Let 'n' be the number of processes in the system and 'm' be the number of resource types.

1. Available

• It is a 1-D array of size 'm' indicating the number of available resources of each type.

• Available[ j ] = k means there are 'k' instances of resource type Rj


2. Max

• It is a 2-d array of size 'n*m' that defines the maximum demand of each process in a
system.

• Max[ i, j ] = k means process Pi may request at most 'k' instances of resource


type Rj.

3. Allocation

• It is a 2-d array of size 'n*m' that defines the number of resources of each type
currently allocated to each process.
• Allocation[ i, j ] = k means process Pi is currently allocated 'k' instances of resource
type Rj

4. Need

• It is a 2-d array of size 'n*m' that indicates the remaining resource need of each
process.

• Need [ i, j ] = k means process Pi currently needs 'k' instances of resource type Rj

• Need [ i, j ] = Max [ i, j ] – Allocation [ i, j ]

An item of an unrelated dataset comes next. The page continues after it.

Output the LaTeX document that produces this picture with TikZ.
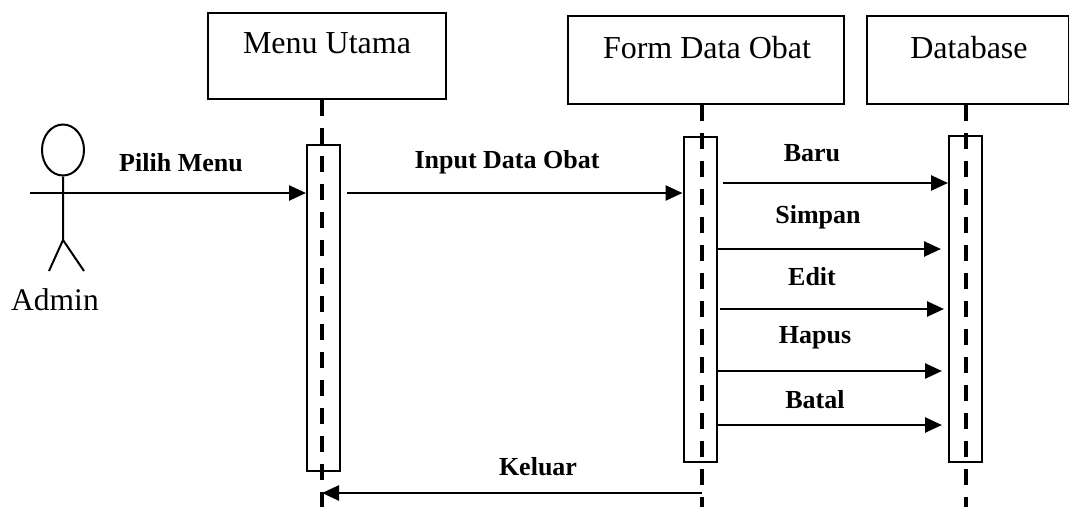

Allocation specifies the resources currently allocated to process Pi and Need specifies the
additional resources that process Pi may still request to complete its task.

Key Concepts in Banker's Algorithm

• Safe State: There exists at least one sequence of processes such that each process can
obtain the needed resources, complete its execution, release its resources, and thus
allow other processes to eventually complete without entering a deadlock.
• Unsafe State: Even though the system can still allocate resources to some processes,
there is no guarantee that all processes can finish without potentially causing a
deadlock.

Example of Unsafe State

Consider a system with three processes (P1, P2, P3) and 6 instances of a resource. Let's say:

1. The available instances of the resource are: 1


2. The current allocation of resources to processes is:

• P1: 2

• P2: 3

• P3: 1

3. The maximum demand (maximum resources each process may eventually request) is:

• P1: 4
• P2: 5

• P3: 3

In this situation:

Need = Maximum Demand - Allocation

Process Maximum Demand Allocation Need

P1 4 2 2

P2 5 3 2

P3 3 1 2

• P1 may need 2 more resources to complete.

• P2 may need 2 more resource to complete.


• P3 may need 2 more resources to complete.

However, there is only 1 resource available. Even though none of the processes are currently
deadlocked, the system is in an unsafe state because there is no sequence of resource
allocation that guarantees all processes can complete.